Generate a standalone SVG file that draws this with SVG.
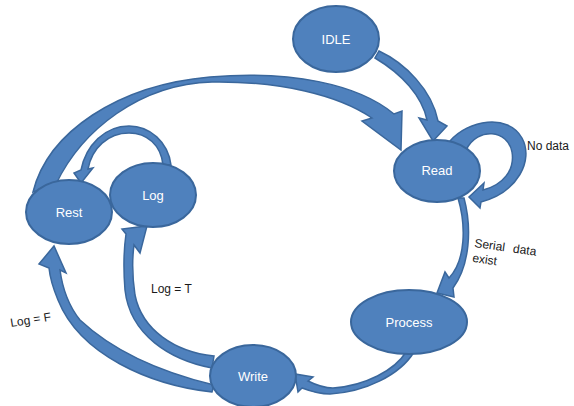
...
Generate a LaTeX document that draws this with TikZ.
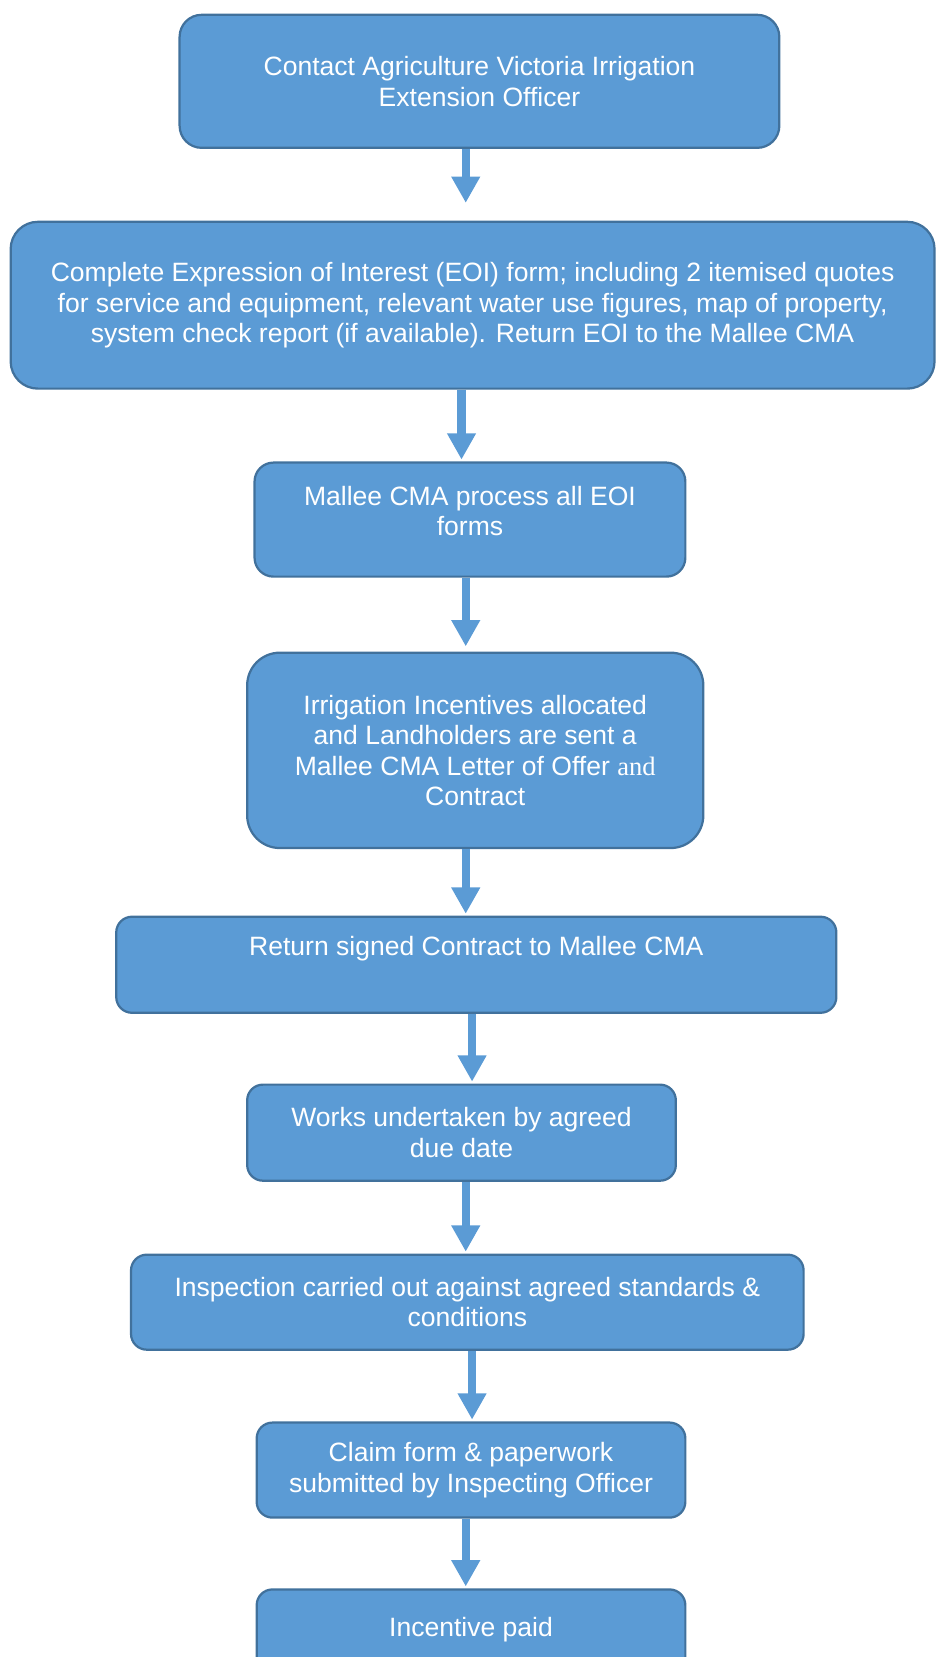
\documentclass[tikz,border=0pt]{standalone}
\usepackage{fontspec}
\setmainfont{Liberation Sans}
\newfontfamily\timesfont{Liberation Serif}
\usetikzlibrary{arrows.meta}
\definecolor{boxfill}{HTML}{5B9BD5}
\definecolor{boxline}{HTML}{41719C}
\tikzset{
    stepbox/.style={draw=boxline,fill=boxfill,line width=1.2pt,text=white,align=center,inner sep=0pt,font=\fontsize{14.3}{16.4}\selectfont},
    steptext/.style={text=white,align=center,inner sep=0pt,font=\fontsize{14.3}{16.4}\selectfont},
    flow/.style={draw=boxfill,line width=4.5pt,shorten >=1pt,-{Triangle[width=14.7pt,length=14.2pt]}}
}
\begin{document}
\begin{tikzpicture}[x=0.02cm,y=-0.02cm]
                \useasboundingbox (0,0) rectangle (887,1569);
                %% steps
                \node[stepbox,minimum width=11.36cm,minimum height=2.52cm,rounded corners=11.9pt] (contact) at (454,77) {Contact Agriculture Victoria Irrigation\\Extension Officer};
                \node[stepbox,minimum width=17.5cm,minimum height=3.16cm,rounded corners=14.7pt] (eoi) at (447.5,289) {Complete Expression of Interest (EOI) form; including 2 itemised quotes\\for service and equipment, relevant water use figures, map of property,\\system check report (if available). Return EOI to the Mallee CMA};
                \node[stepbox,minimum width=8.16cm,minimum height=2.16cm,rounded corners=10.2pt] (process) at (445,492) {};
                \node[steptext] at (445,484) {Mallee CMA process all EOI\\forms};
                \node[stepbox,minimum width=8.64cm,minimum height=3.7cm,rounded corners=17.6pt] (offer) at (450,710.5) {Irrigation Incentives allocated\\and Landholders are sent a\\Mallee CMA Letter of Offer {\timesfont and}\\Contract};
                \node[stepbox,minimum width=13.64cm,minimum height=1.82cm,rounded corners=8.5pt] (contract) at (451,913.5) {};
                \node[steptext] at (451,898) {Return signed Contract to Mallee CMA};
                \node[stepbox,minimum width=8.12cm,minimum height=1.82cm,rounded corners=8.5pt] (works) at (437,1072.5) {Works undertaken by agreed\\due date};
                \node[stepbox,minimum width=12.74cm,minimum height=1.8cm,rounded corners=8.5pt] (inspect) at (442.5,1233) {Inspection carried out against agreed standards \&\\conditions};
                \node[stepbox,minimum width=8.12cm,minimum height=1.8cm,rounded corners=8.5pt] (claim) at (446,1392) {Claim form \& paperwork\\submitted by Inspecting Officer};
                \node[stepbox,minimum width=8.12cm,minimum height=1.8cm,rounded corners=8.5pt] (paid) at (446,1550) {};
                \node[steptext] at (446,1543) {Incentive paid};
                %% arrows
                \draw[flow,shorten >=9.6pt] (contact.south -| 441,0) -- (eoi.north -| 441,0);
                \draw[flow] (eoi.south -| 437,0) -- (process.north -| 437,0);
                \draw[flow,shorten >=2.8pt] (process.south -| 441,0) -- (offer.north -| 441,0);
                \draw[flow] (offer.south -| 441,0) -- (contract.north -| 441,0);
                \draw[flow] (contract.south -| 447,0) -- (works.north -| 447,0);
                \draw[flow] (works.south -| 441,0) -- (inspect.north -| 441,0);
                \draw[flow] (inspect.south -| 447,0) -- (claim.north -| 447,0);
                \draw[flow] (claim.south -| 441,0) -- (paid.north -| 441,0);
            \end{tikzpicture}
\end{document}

— What the task requires —
Find how many lines of the entries contain "that". Respond with the number only.

— Completed exercise —
2